D. Les présumés auteurs de la disparition de Jean-Marie NDIHOKUBWAYO.

  1. D’après les enquêtes du FOCODE, Jean-Marie NDIHOKUBWAYO a été enlevé alors qu’il était en compagnie de trois miliciens imbonerakure, connus aussi comme des informateurs du SNR, à savoir : les prénommés Emmanuel, Eric et Issa. Des témoins qui ont assisté impuissamment à l’enlèvement ont raconté comment Jean-Marie a été embarqué violemment dans la voiture de TOYOTA TI et comment les trois miliciens leurs ont proféré des menaces afin qu’ils ne racontent à personne ce qu’ils ont vu. Les trois miliciens ont joué le rôle de piéger et de livrer Jean-Marie NDIHOKUBWAYO à des personnes qui l’ont conduit vers une destination jusqu’ici inconnue.
  1. L’OPJ prénommé Dismas qui avait la charge d’instruire le dossier mais qui a préféré relâcher les présumés auteurs sans donner aucune explication à la famille et sans prendre aucune mesure visant à assurer la protection de la famille de la victime.
  1. Il y a aussi cet officier supérieur de l’armée burundaise qui, selon les proches de la victime, serait le commandant du camp Muzinda, qui se serait permis de libérer du cachot le milicien Eric tout en invitant le père de la victime à se rendre à Muzinda pour qu’ils puissent discuter de l’affaire. Le FOCODE n’a pas pu connaitre le nom de cet officier de l’armée pour confirmer si c’est bien le commandant du camp militaire de Muzinda.

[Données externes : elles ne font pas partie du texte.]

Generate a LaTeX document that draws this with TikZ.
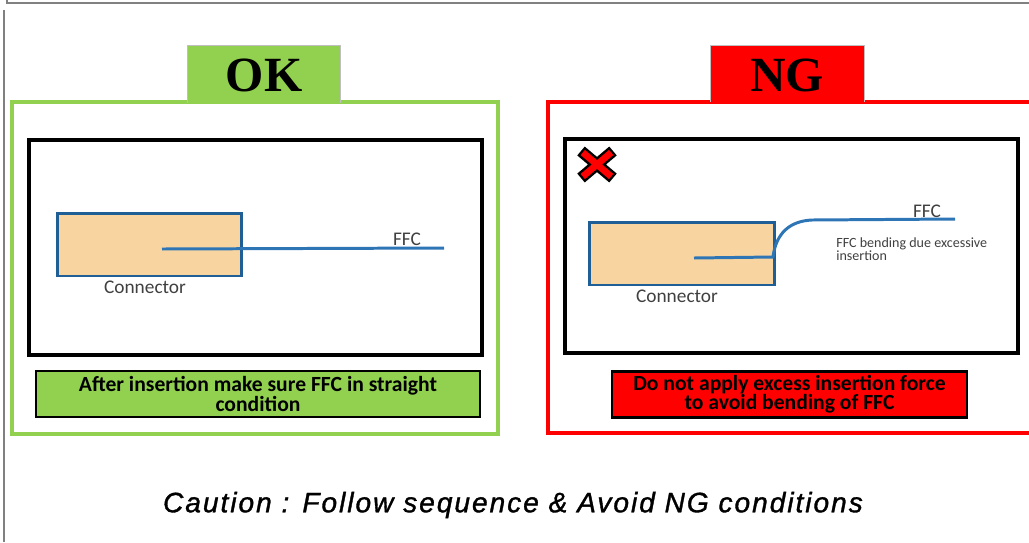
\documentclass[tikz,border=0pt]{standalone}
\usepackage{fontspec}
\setmainfont{Carlito}
\newfontfamily\tabfont{Liberation Serif}
\newfontfamily\cautionfont[FakeBold=1.2,LetterSpace=7]{Liberation Sans}
\definecolor{okgreen}{RGB}{146,208,80}
\definecolor{ngred}{RGB}{255,0,0}
\definecolor{ffcblue}{RGB}{46,117,182}
\definecolor{connfill}{RGB}{248,213,160}
\definecolor{connedge}{RGB}{31,95,150}
\definecolor{labelgray}{RGB}{64,64,64}
\tikzset{
  edge/.style={gray, line width=1.1pt},
  frame/.style={line width=1.8pt},
  tabbox/.style={draw=gray!50, line width=0.5pt},
  tabtext/.style={font=\tabfont\bfseries\fontsize{28}{28}\selectfont},
  panel/.style={draw=black, line width=2pt},
  conn/.style={draw=connedge, fill=connfill, line width=1.7pt, minimum width=3.7cm, minimum height=1.26cm, inner sep=0pt},
  ffc/.style={ffcblue, line width=1.7pt},
  lbl/.style={text=labelgray, font=\fontsize{11}{11}\selectfont, inner sep=0pt},
  tiny/.style={text=labelgray, font=\fontsize{8}{7.5}\selectfont, align=left, inner sep=0pt},
  caption/.style={draw=black, line width=1.6pt, minimum height=0.92cm, align=center, inner sep=0pt, font=\bfseries\fontsize{12.3}{11}\selectfont},
}

\begin{document}
\begin{tikzpicture}[x=0.02cm, y=-0.02cm]
  \useasboundingbox (0,0) rectangle (1029,542);
  % page edges
  \draw[edge] (7,0) -- (7,3) -- (1029,3);
  \draw[edge] (4,10) -- (4,542);
  % OK
  \draw[frame, okgreen] (12,102) rectangle (498,434);
  \fill[okgreen] (187,45) rectangle (340,104);
  \draw[tabbox] (187,103) -- (187,45) -- (340,45) -- (340,103);
  \node[tabtext] (ok) at (264,75) {OK};
  \draw[panel] (29,140) rectangle (482,355);
  \node[conn] (lbox) at (149.5,244.5) {};
  \node[lbl] (lconn) at (145,287) {Connector};
  \coordinate (lin) at (162,249);
  \coordinate (lout) at (444,248);
  \draw[ffc] (lin) -- (lout);
  \node[lbl] (lffc) at (407,239) {FFC};
  \node[caption, fill=okgreen, minimum width=8.88cm] (lcap) at (258,394)
    {After insertion make sure FFC in straight\\condition};
  % NG
  \draw[frame, ngred] (1029,102) -- (548,102) -- (548,433) -- (1029,433);
  \fill[ngred] (710,45) rectangle (864,103);
  \draw[tabbox] (710,102) -- (710,45) -- (864,45) -- (864,102);
  \node[tabtext] (ng) at (787,75) {NG};
  \draw[panel] (565,139) rectangle (1018,353);
  \draw[black, line width=6.6pt] (581,151) -- (613,178) (613,151) -- (581,178);
  \draw[ngred, line width=3.8pt] (582.8,152.5) -- (611.2,176.5) (611.2,152.5) -- (582.8,176.5);
  \node[conn] (rbox) at (682,253.5) {};
  \node[lbl] (rconn) at (677,296) {Connector};
  \coordinate (rin) at (694,258);
  \coordinate (rbend) at (773,257);
  \coordinate (rtop) at (812,220);
  \coordinate (rout) at (955,219);
  \draw[ffc] (rin) -- (rbend) .. controls (776,233) and (790,221) .. (rtop) -- (rout);
  \node[lbl] (rffc) at (927,211) {FFC};
  \node[tiny, anchor=west] (bend) at (836,249.5) {FFC bending due excessive\\insertion};
  \node[caption, fill=ngred, minimum width=7.1cm] (rcap) at (789.5,394.5)
    {Do not apply excess insertion force\\to avoid bending of FFC};
  % caution
  \node[font=\cautionfont\itshape\fontsize{16}{16}\selectfont] (caution) at (513,505)
    {Caution : Follow sequence \& Avoid NG conditions};
\end{tikzpicture}
\end{document}
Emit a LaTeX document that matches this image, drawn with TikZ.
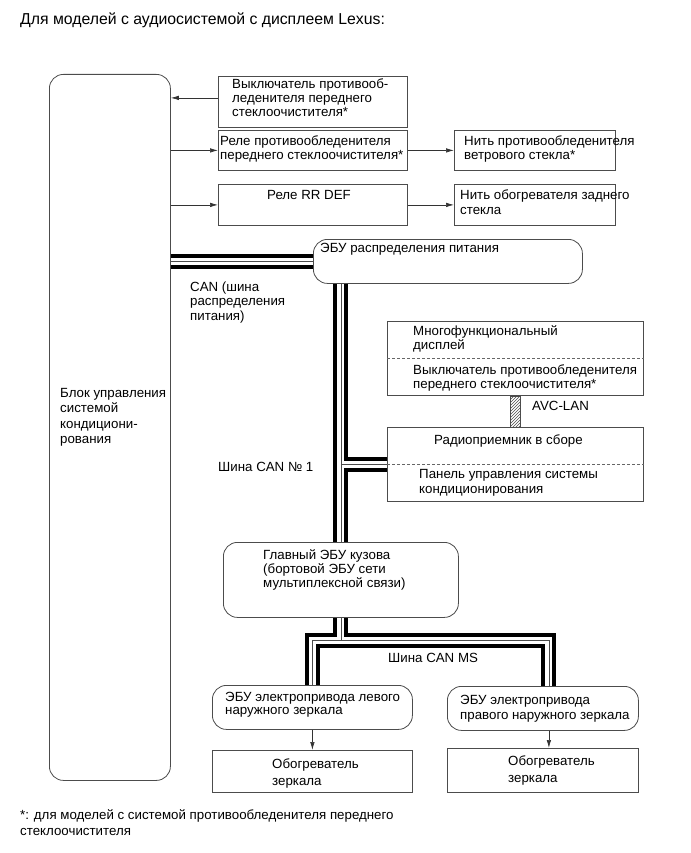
\documentclass[tikz,border=0pt]{standalone}
\usepackage{fontspec}
\setmainfont{Liberation Sans}
\usetikzlibrary{arrows.meta,patterns,calc,backgrounds}

\begin{document}
\begin{tikzpicture}[x=1pt,y=-1pt,
	box/.style={draw=black!70,line width=0.8pt,inner sep=0pt,anchor=north west},
	rbox/.style={box,rounded corners=14pt},
	txt/.style={inner sep=0pt,anchor=base west,align=left,font=\fontsize{13.3}{14}\selectfont},
	arr/.style={draw=black!80,line width=0.7pt,-{Latex[length=8pt,width=4.5pt]}},
	divider/.style={draw=black!60,line width=0.6pt,dash pattern=on 3pt off 2pt}]
	\useasboundingbox (0,0) rectangle (690,853);
	\node[txt,font=\fontsize{15.8}{17}\selectfont] (title) at (20,25) {Для моделей с аудиосистемой с дисплеем Lexus:};
	\node[rbox,minimum width=121pt,minimum height=706pt] (clim) at (49,74) {};
	\node[txt,font=\fontsize{13.3}{15.5}\selectfont] (climtxt) at (60,443.5) {Блок управления\\системой\\кондициони-\\рования};
	\node[box,minimum width=189pt,minimum height=51pt] (defsw) at (218,76) {};
	\node[txt] (defswtxt) at (232,117) {Выключатель противооб-\\леденителя переднего\\стеклоочистителя*};
	\node[box,minimum width=189pt,minimum height=40pt] (defrly) at (218,130) {};
	\node[txt] (defrlytxt) at (220,160) {Реле противообледенителя\\переднего стеклоочистителя*};
	\node[box,minimum width=161pt,minimum height=40pt] (defwire) at (454,130) {};
	\node[txt] (defwiretxt) at (464,160) {Нить противообледенителя\\ветрового стекла*};
	\node[box,minimum width=189pt,minimum height=41pt] (rrdef) at (218,184) {};
	\node[txt] (rrdeftxt) at (267,200) {Реле RR DEF};
	\node[box,minimum width=161pt,minimum height=41pt] (rrwire) at (454,184) {};
	\node[txt] (rrwiretxt) at (460,214) {Нить обогревателя заднего\\стекла};
	\node[rbox,minimum width=269pt,minimum height=44pt] (pwr) at (313,239) {};
	\node[txt] (pwrtxt) at (320,252) {ЭБУ распределения питания};
	\node[txt,font=\fontsize{13.3}{14.5}\selectfont] (canpwr) at (190,320) {CAN (шина\\распределения\\питания)};
	\node[box,minimum width=256pt,minimum height=74pt] (mfd) at (387,321) {};
	\node[txt] (mfdtxt) at (413,349) {Многофункциональный\\дисплей};
	\node[txt] (mfdsw) at (413,388) {Выключатель противообледенителя\\переднего стеклоочистителя*};
	\node[txt] (avc) at (532,410) {AVC-LAN};
	\node[box,minimum width=256pt,minimum height=74pt] (radio) at (387,427) {};
	\node[txt] (radiotxt) at (434,444) {Радиоприемник в сборе};
	\node[txt,font=\fontsize{13.3}{15}\selectfont] (acpanel) at (419,493) {Панель управления системы\\кондиционирования};
	\node[txt] (can1) at (218,471) {Шина CAN № 1};
	\node[rbox,minimum width=235pt,minimum height=75pt] (body) at (223,542) {};
	\node[txt] (bodytxt) at (263,587) {Главный ЭБУ кузова\\(бортовой ЭБУ сети\\мультиплексной связи)};
	\node[txt] (canms) at (388,662) {Шина CAN MS};
	\node[rbox,minimum width=200pt,minimum height=44pt] (ecuL) at (212,685) {};
	\node[txt,font=\fontsize{13.3}{13.5}\selectfont] (ecuLtxt) at (225,714.5) {ЭБУ электропривода левого\\наружного зеркала};
	\node[rbox,minimum width=191pt,minimum height=44pt] (ecuR) at (447,686) {};
	\node[txt,font=\fontsize{13.3}{14.5}\selectfont] (ecuRtxt) at (460,719) {ЭБУ электропривода\\правого наружного зеркала};
	\node[box,minimum width=200pt,minimum height=42pt] (htrL) at (212,750) {};
	\node[txt,font=\fontsize{13.3}{16.5}\selectfont] (htrLtxt) at (272,785) {Обогреватель\\зеркала};
	\node[box,minimum width=191pt,minimum height=44pt] (htrR) at (447,748) {};
	\node[txt,font=\fontsize{13.3}{16.5}\selectfont] (htrRtxt) at (508,782) {Обогреватель\\зеркала};
	\node[txt,font=\fontsize{13.3}{16}\selectfont] (note) at (20,835) {*: для моделей с системой противообледенителя переднего\\стеклоочистителя};
	\draw[divider] (mfd.west) -- (mfd.east);
	\draw[divider] (radio.west) -- (radio.east);
	\draw[draw=black!70,line width=0.6pt,pattern=north east lines,pattern color=black!70] ([xshift=-5pt]mfd.south) rectangle ([xshift=5pt]radio.north);
	\coordinate (swout) at ([yshift=4pt]defsw.west);
	\draw[arr] (swout) -- (swout -| clim.east);
	\draw[arr] (defrly.west -| clim.east) -- (defrly.west);
	\draw[arr] (defrly.east) -- (defwire.west);
	\draw[arr] (rrdef.west -| clim.east) -- (rrdef.west);
	\draw[arr] (rrdef.east) -- (rrwire.west);
	\draw[arr] (ecuL.south) -- (htrL.north);
	\draw[arr] ([xshift=6pt]ecuR.south) -- ([xshift=6pt]htrR.north);
	\coordinate (ms) at ($(body.south)+(0,23)$);
	\begin{pgfonlayer}{background}
		\foreach \w/\c in {15/black,7/white,0.8/black!70}{
			\draw[line width=\w pt,\c] (pwr.west -| clim.east) -- (pwr.west);
			\draw[line width=\w pt,\c] (body.north |- pwr.south) -- (body.north);
			\draw[line width=\w pt,\c] (radio.west -| body.north) -- (radio.west);
			\draw[line width=\w pt,\c] (body.south) -- (ms);
			\draw[line width=\w pt,\c] (ecuL.north) |- (ms) -| ([xshift=6pt]ecuR.north);
		}
	\end{pgfonlayer}
\end{tikzpicture}
\end{document}
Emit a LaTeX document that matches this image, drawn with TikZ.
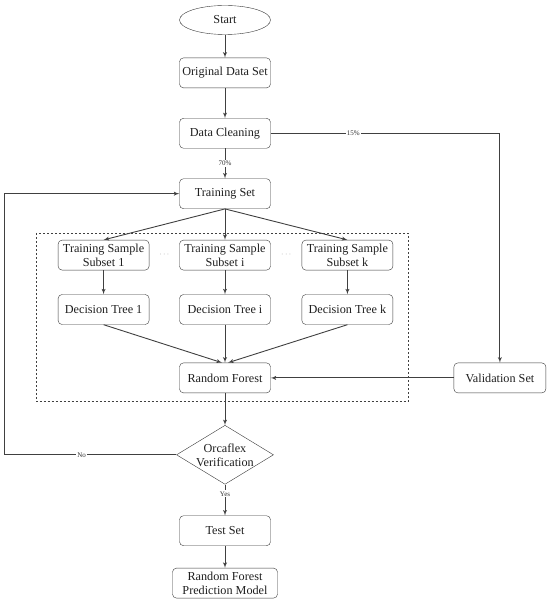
\documentclass[tikz,border=0pt]{standalone}
\usepackage{fontspec}
\setmainfont{Liberation Serif}
\usepackage{tikz}
\usetikzlibrary{positioning,shapes,arrows}

\begin{document}
\begin{tikzpicture}[
    node distance=30pt,
    box/.style={rectangle, draw=black!78, rounded corners=4pt, minimum width=91pt, minimum height=30pt, inner xsep=2pt, inner ysep=0pt, align=center, text=black!88, font=\fontsize{12.2}{14}\selectfont},
    term/.style={ellipse, draw=black!78, minimum width=91pt, minimum height=29pt, inner sep=1pt, text=black!88, font=\fontsize{12.2}{14}\selectfont},
    decide/.style={diamond, draw=black!78, aspect=1.6, minimum width=97pt, minimum height=59pt, inner sep=-4pt, align=center, text=black!88, font=\fontsize{12.2}{14}\selectfont},
    line/.style={draw=black!75, -latex', line width=0.9pt},
    tag/.style={fill=white, inner sep=1pt, text=black!80, font=\fontsize{7}{8}\selectfont},
    dots/.style={text=black!45, font=\fontsize{8}{9}\selectfont}
]
\useasboundingbox (0,0) rectangle (550pt,-604pt);

% Nodes
\node[term] (start) at (225pt,-20pt) {Start};
\node[box, below=23pt of start] (orig) {Original Data Set};
\node[box, below=30pt of orig] (clean) {Data Cleaning};
\node[box, below=30pt of clean] (train) {Training Set};
\node[box, below=31pt of train] (subi) {Training Sample\\Subset i};
\node[box, left=30pt of subi] (subone) {Training Sample\\Subset 1};
\node[box, right=31pt of subi] (subk) {Training Sample\\Subset k};
\node[box, below=24pt of subone] (treeone) {Decision Tree 1};
\node[box, below=24pt of subi] (treei) {Decision Tree i};
\node[box, below=24pt of subk] (treek) {Decision Tree k};
\node[box, below=38pt of treei] (forest) {Random Forest};
\node[box, right=183pt of forest, minimum width=92pt] (valid) {Validation Set};
\node[decide, below=32pt of forest] (verify) {Orcaflex\\Verification};
\node[box, below=31pt of verify] (test) {Test Set};
\node[box, below=22pt of test, minimum width=105pt] (model) {Random Forest\\Prediction Model};

% Dots between subsets
\path (subone) -- node[dots] (dotsa) {$\cdots$} (subi);
\path (subi) -- node[dots] (dotsb) {$\cdots$} (subk);

% Dashed frame
\coordinate (framea) at ([xshift=-22pt,yshift=7pt]subone.north west);
\coordinate (frameb) at ([xshift=15pt,yshift=-8pt]subk.east |- forest.south);
\draw[black!75, line width=0.7pt, dash pattern=on 2pt off 2pt] (framea) rectangle (frameb);

% Paths
\draw[line] (start) -- (orig);
\draw[line] (orig) -- (clean);
\draw[line] (clean) -- node[tag] {70\%} (train);
\draw[line] (clean.east) -| node[tag, pos=0.18] {15\%} (valid.north);
\draw[line] (train.south) -- (subone.north);
\draw[line] (train.south) -- (subi.north);
\draw[line] (train.south) -- (subk.north);
\draw[line] (subone) -- (treeone);
\draw[line] (subi) -- (treei);
\draw[line] (subk) -- (treek);
\draw[line] (treeone.south) -- ([xshift=-3pt]forest.north);
\draw[line] (treei.south) -- (forest.north);
\draw[line] (treek.south) -- ([xshift=3pt]forest.north);
\draw[line] (valid) -- (forest);
\draw[line] (forest) -- (verify);
\draw[line] (verify) -- node[tag, pos=0.3] {Yes} (test);
\draw[line] (test) -- (model);

% Loop back
\coordinate (back) at (verify.west -| 4pt,0);
\draw[line] (verify.west) -- node[tag, pos=0.55] {No} (back) |- (train.west);

\end{tikzpicture}
\end{document}
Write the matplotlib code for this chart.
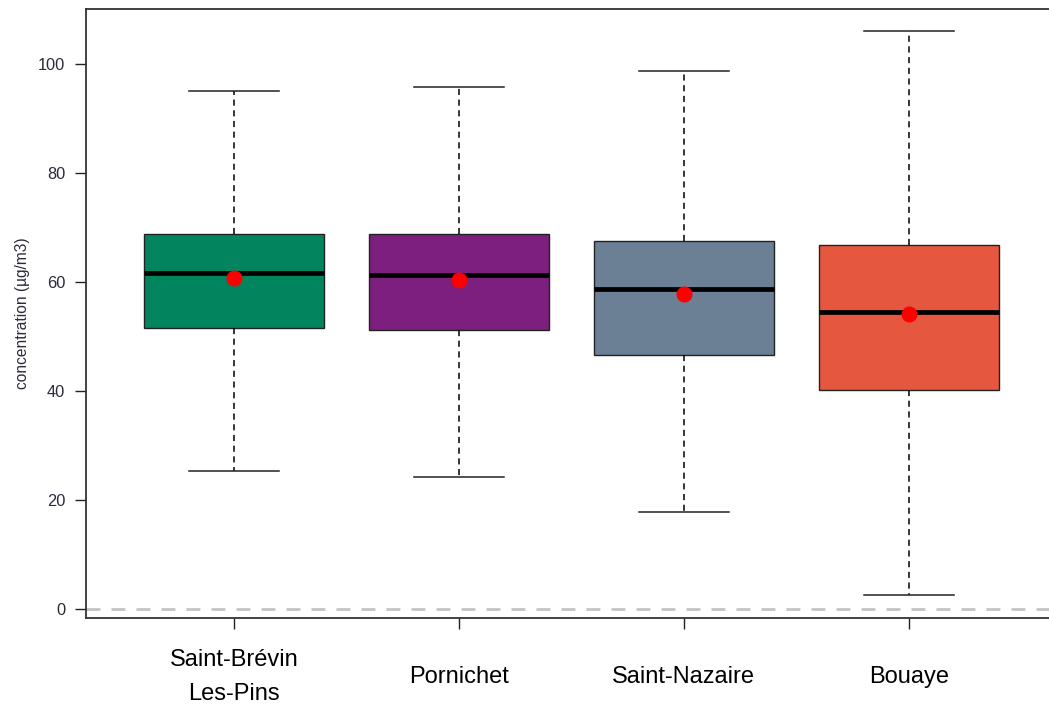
import matplotlib
matplotlib.use('Agg')
import matplotlib.pyplot as plt

# data
sites = ['Saint-Brévin\nLes-Pins', 'Pornichet', 'Saint-Nazaire', 'Bouaye']
q1 = [51.6, 51.2, 46.6, 40.2]
med = [61.7, 61.2, 58.7, 54.5]
q3 = [68.8, 68.8, 67.5, 66.8]
whis_lo = [25.3, 24.2, 17.8, 2.6]
whis_hi = [95.0, 95.8, 98.8, 106.1]
means = [60.7, 60.4, 57.8, 54.1]
colors = ['#02855f', '#7c1f7f', '#6b7f95', '#e5573f']

plt.rcParams['font.family'] = ['Liberation Sans', 'DejaVu Sans']

fig = plt.figure(figsize=(10.49, 7.09), dpi=100)
ax = fig.add_axes([86 / 1049, 91 / 709, 971 / 1049, 609 / 709])

stats = []
for i in range(len(sites)):
    stats.append({'med': med[i], 'q1': q1[i], 'q3': q3[i],
                  'whislo': whis_lo[i], 'whishi': whis_hi[i],
                  'mean': means[i], 'fliers': [], 'label': sites[i]})

pos = list(range(1, len(sites) + 1))
bp = ax.bxp(stats, positions=pos, widths=0.8, patch_artist=True,
            showmeans=True, showfliers=False,
            boxprops=dict(edgecolor='#222222', linewidth=1.0),
            medianprops=dict(color='black', linewidth=3.4),
            whiskerprops=dict(color='black', linewidth=1.1, linestyle=(0, (4, 3))),
            capprops=dict(color='#222222', linewidth=1.1),
            meanprops=dict(marker='o', markerfacecolor='red', markeredgecolor='red',
                           markersize=10.5),
            capwidths=0.4)
for patch, c in zip(bp['boxes'], colors):
    patch.set_facecolor(c)

# zero reference line
ax.axhline(0, color='#c4c4c4', linewidth=2, linestyle=(0, (5, 4)), zorder=0)

ax.set_xlim(0.34, 4.66)
ax.set_ylim(-1.65, 110.09)
ax.set_yticks([0, 20, 40, 60, 80, 100])
ax.tick_params(axis='y', direction='out', length=8, width=1.0, pad=7,
               labelsize=11.8, labelcolor='#2b2b3b', color='#222222')
ax.tick_params(axis='x', direction='out', length=8, width=1.0, pad=34.5,
               labelsize=17, color='#222222')
ax.set_xticks(pos)
ax.set_xticklabels(sites)
for lab in ax.get_xticklabels():
    lab.set_verticalalignment('center')
    lab.set_linespacing(1.7)

ax.set_ylabel('concentration (µg/m3)', fontsize=11.2, color='#2b2b3b', labelpad=6)

for s in ['left', 'top', 'bottom', 'right']:
    ax.spines[s].set_color('#333333')
    ax.spines[s].set_linewidth(1.3)

fig.savefig('out.png', dpi=100)
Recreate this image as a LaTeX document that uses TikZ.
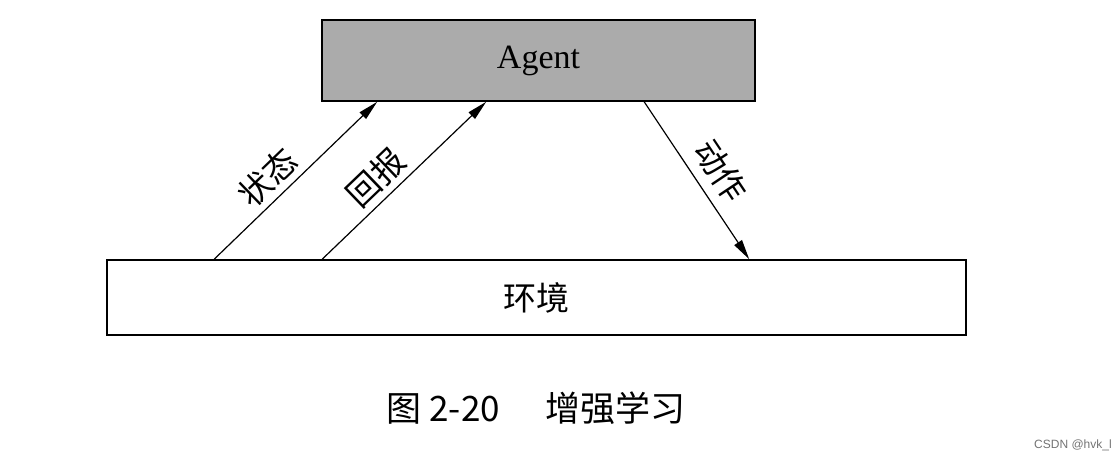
\documentclass[tikz,border=0pt]{standalone}
\usepackage{fontspec}
\setmainfont{Liberation Serif}
\setsansfont{Liberation Sans}
\newfontfamily\cjk{Noto Sans CJK SC}
\usetikzlibrary{calc,arrows.meta}
\tikzset{
  box/.style={draw,line width=0.8pt,inner sep=0pt},
  link/.style={line width=0.6pt,-{Triangle[length=10pt,width=4.5pt]}},
  tag/.style={sloped,above,inner sep=3pt,font=\cjk\fontsize{16.5}{16.5}\selectfont}
}
\begin{document}
\begin{tikzpicture}[x=0.5pt,y=0.5pt]
\useasboundingbox (0,0) rectangle (1120,461);
\node[box,fill=black!33,minimum width=216.5pt,minimum height=40.5pt,
  font=\fontsize{17}{17}\selectfont] (agent) at (538.5,400.5) {Agent};
\node[box,minimum width=429.5pt,minimum height=37.5pt,
  font=\cjk\fontsize{16.5}{16.5}\selectfont] (env) at (536.5,163.5) {环境};
\foreach \lab/\xa/\xb/\p in {状态/108/56/0.42, 回报/216/165/0.42}{
  \draw[link] ($(env.north west)+(\xa,0)$) -- node[tag,pos=\p] {\lab} ($(agent.south west)+(\xb,0)$);
}
\draw[link] ($(agent.south west)+(323,0)$) -- node[tag,pos=0.53,inner sep=5pt] {动作} ($(env.north west)+(643,0)$);
\node[font=\cjk\fontsize{17.5}{17.5}\selectfont] (cap) at (536,53) {图 2-20\hspace{1.3em}增强学习};
\node[font=\sffamily\fontsize{6}{6}\selectfont,text=black!55] (mark) at (1073,16) {CSDN @hvk\_l};
\end{tikzpicture}
\end{document}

N.B. : Le FOCODE avise ceux qui voudront utiliser d’une manière ou d’une autre les données de cette enquête qu’une partie d’informations a été gardée confidentielle afin de tenter de protéger les sources ou de préserver l’intégrité des différentes preuves qui pourront être utiles aux instances judiciaires ou autres qui pourront traiter le dossier. Ces informations pourront être livrées, sur requête, à tout organe d’enquête jugé indépendant ou toute autre source jugée appropriée à recevoir de telles informations.

E. Recommandations et prise de position du FOCODE.

  1. Le FOCODE condamne la disparition forcée de Monsieur Jean-Marie NDIHOKUBWAYO, milicien Imbonerakure et ancien informateur du SNR, introuvable depuis son arrestation à Kagwema par d’anciens collègues et d’autres personnes non identifiées le 05 mai 2019;
  1. Le FOCODE condamne le silence persistant des autorités burundaises et l’indifférence totale de la police et de la justice burundaises sur des cas de disparitions forcées et d’autres crimes graves, même quand les auteurs sont clairement identifiés comme des agents de l’Etat ou des miliciens au service du régime ;
  1. Le FOCODE condamne l’emprise de plus en plus importante des miliciens Imbonerakure sur des communautés locales et leur utilisation dans des opérations relevant de l’action des corps de sécurité ;
  1. Le FOCODE condamne la persistance des lieux secrets de détention, notamment dans des maisons privées, une pratique illégale qui facilite les disparitions forcées ;
  1. Le FOCODE demande une enquête indépendante sur la disparition forcée de Jean-Marie NDIHOKUBWAYO et sur les rôles joués par des agents de l’Etat et les différentes personnes citées dans cette disparition forcée ;
  1. Le FOCODE réitère sa demande à la Cour Pénale Internationale d’enquêter profondément sur le phénomène des disparitions forcées devenu récurrent au Burundi et l’engagement des poursuites contre leurs auteurs présumés.